#### Recorded information ####

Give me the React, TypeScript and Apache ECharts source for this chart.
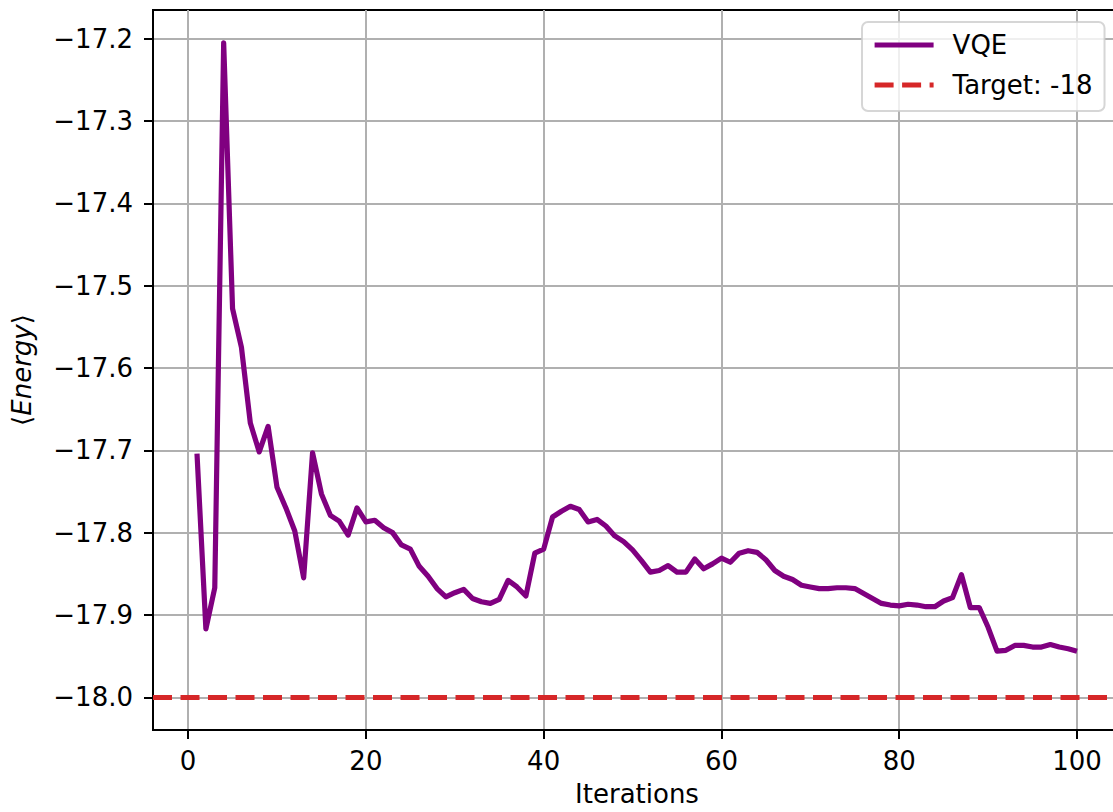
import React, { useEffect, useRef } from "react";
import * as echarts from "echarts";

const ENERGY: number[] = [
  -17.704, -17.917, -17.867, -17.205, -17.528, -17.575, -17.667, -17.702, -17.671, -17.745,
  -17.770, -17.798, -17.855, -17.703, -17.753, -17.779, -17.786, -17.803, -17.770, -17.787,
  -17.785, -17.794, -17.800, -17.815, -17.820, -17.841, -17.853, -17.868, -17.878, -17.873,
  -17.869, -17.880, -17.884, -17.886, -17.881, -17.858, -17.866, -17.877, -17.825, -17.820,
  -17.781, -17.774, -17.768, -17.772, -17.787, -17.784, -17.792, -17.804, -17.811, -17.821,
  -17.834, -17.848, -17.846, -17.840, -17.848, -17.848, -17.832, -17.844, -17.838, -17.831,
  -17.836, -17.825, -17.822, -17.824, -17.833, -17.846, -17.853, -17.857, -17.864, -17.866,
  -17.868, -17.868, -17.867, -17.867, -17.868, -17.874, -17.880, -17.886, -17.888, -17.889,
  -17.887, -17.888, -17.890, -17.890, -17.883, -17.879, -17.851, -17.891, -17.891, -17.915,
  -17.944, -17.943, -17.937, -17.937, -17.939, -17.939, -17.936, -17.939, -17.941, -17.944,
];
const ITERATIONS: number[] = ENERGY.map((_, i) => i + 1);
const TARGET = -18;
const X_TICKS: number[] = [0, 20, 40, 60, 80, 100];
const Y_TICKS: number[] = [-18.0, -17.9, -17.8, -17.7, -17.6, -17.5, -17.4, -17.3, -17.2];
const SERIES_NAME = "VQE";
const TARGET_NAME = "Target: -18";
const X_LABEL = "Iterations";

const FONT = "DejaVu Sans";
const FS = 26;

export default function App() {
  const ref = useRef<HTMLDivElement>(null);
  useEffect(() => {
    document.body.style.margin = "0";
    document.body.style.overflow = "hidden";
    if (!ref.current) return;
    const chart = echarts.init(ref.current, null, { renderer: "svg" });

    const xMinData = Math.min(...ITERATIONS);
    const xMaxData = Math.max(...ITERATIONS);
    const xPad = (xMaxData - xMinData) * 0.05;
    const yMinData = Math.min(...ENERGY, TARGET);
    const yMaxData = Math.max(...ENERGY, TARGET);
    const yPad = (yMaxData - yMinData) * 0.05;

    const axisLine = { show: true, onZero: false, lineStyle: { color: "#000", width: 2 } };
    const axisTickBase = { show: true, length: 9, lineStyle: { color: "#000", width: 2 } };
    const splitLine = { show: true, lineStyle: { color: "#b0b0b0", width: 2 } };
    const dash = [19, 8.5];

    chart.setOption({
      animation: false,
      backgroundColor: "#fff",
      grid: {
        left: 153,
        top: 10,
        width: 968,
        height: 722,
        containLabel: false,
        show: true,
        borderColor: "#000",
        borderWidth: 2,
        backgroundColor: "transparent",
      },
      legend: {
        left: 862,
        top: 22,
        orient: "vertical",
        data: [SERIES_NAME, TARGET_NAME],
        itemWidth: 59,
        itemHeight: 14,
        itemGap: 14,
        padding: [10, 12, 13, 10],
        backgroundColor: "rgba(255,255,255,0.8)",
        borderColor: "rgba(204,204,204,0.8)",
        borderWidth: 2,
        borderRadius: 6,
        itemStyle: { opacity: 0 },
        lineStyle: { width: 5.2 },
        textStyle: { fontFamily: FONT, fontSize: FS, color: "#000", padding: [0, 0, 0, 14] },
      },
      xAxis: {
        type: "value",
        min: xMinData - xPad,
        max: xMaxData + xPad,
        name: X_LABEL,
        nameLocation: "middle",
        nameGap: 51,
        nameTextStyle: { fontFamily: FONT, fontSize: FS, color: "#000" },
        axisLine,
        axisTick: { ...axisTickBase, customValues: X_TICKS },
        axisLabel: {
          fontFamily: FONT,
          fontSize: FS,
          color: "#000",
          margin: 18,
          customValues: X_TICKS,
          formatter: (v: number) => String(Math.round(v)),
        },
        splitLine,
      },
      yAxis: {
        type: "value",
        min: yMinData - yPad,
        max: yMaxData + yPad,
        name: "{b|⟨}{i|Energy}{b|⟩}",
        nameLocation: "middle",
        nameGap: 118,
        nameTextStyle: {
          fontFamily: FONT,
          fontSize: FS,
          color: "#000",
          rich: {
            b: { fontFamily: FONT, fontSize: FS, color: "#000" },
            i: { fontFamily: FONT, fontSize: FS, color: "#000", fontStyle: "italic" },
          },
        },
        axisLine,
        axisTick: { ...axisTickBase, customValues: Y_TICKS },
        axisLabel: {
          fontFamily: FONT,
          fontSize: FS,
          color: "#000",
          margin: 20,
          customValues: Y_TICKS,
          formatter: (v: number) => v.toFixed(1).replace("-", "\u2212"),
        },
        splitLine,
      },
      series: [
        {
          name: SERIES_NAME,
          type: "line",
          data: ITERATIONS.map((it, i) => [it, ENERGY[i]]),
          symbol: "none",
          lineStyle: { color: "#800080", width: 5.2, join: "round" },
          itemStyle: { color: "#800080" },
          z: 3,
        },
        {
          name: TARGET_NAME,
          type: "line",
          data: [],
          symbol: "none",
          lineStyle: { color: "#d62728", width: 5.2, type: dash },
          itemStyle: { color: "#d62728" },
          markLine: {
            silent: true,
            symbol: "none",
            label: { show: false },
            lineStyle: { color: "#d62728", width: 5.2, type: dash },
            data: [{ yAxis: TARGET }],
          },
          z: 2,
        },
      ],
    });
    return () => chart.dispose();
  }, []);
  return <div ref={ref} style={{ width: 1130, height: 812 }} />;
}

####
#### Recorded information ####

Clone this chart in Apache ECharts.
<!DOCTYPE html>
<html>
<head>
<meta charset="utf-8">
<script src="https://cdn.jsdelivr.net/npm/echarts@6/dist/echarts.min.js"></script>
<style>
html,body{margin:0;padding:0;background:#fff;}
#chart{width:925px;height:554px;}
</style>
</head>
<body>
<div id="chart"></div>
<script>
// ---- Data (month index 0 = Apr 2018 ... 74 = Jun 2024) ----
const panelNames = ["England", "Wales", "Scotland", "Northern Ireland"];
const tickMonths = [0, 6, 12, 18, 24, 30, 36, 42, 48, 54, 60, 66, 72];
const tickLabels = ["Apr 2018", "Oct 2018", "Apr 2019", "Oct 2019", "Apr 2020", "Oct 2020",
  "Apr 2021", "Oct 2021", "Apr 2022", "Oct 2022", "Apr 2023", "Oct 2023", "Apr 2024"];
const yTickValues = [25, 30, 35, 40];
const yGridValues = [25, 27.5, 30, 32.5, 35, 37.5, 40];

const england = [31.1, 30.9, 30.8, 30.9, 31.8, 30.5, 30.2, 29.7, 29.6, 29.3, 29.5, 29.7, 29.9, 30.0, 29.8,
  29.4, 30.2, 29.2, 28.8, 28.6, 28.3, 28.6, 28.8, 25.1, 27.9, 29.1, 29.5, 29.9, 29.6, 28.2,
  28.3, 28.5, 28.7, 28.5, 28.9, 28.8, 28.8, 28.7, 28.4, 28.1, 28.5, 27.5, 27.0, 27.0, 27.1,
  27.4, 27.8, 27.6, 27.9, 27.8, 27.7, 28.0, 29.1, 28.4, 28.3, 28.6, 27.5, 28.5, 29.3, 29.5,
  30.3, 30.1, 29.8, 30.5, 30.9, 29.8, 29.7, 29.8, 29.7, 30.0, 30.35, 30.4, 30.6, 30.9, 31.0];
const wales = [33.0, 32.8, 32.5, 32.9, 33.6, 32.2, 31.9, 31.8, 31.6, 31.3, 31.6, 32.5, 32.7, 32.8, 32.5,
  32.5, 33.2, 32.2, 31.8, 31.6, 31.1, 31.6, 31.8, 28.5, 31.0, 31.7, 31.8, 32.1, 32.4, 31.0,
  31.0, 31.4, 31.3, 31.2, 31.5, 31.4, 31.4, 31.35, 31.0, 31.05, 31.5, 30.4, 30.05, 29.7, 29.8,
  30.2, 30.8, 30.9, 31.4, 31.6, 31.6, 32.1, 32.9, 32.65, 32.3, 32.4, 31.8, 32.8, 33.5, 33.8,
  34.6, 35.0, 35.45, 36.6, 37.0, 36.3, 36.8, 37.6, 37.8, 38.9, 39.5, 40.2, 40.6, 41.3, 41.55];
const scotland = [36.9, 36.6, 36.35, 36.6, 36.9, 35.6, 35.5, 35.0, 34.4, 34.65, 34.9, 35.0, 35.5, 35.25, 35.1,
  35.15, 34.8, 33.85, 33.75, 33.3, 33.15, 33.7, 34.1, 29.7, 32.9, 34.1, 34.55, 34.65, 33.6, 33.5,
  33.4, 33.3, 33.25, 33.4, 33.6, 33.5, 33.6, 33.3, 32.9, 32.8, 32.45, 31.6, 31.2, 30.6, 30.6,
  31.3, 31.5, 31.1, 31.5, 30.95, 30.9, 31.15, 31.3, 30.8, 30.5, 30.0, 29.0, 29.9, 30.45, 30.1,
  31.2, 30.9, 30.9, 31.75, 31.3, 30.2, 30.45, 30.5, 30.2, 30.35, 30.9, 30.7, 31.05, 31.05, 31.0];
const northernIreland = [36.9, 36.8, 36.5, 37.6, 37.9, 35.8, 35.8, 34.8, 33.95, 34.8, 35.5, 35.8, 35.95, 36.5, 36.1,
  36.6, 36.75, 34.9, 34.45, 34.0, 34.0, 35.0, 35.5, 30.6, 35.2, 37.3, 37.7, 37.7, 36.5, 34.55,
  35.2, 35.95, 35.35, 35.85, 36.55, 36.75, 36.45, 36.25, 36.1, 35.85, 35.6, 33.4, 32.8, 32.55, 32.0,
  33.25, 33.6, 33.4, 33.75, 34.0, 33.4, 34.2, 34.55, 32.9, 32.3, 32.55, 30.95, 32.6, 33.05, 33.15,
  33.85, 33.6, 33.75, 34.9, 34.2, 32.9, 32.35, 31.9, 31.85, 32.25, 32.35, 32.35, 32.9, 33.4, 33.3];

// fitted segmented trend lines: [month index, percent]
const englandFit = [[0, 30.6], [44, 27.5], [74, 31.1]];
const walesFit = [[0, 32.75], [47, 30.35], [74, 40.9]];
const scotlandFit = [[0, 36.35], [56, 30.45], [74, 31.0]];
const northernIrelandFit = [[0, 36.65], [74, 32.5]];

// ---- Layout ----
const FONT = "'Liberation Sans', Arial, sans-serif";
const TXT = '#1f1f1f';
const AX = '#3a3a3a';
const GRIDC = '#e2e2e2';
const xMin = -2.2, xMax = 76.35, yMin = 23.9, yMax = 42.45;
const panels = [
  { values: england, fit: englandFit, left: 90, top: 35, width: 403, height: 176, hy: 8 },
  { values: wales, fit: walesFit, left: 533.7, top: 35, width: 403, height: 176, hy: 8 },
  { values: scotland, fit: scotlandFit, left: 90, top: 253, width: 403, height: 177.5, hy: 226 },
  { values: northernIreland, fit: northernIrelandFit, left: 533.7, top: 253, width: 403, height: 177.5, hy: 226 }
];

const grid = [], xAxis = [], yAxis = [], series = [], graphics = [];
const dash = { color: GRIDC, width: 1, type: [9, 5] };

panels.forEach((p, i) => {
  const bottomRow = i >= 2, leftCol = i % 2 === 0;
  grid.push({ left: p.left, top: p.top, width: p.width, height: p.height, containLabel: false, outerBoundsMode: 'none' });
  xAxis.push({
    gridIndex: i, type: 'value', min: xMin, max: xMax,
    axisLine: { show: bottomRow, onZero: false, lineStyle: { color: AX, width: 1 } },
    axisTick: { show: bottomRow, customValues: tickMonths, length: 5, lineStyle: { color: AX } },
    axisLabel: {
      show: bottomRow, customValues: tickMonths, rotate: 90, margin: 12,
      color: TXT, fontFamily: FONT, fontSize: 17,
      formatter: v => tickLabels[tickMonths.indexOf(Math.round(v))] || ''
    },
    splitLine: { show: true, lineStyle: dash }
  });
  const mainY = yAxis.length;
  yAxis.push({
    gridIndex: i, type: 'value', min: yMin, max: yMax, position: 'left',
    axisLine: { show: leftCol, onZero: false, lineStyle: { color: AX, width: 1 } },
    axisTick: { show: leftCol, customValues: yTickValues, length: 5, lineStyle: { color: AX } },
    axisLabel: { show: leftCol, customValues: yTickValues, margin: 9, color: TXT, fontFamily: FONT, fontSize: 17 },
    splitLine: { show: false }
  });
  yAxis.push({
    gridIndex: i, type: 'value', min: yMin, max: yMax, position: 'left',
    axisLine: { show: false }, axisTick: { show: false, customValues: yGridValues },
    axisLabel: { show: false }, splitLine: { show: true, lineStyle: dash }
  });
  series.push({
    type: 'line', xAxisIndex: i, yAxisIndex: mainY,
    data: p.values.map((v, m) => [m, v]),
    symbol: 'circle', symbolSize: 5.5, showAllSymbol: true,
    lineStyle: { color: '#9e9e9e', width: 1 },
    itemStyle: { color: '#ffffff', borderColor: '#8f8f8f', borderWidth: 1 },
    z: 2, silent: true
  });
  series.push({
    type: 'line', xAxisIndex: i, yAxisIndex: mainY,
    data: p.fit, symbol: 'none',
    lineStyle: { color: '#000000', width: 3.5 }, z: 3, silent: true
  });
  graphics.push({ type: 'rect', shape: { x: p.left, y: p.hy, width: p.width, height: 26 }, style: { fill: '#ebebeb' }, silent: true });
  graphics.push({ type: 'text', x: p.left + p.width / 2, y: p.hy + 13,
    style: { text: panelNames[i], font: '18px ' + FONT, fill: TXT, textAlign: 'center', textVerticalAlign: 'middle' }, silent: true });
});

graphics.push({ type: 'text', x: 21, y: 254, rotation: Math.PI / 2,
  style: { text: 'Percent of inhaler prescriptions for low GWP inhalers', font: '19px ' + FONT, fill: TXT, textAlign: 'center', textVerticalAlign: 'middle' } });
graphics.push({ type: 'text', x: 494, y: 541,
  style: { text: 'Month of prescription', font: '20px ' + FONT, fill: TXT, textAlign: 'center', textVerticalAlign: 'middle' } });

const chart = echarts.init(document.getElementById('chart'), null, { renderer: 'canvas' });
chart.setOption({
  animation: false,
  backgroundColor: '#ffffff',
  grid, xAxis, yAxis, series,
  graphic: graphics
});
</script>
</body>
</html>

####

Output exactly the lines above, from the line with "Give me the" to the line with "import * as", both included; skip the pictures.

» Result for this exercise:
Give me the React, TypeScript and Apache ECharts source for this chart.
import React, { useEffect, useRef } from "react";
import * as echarts from "echarts";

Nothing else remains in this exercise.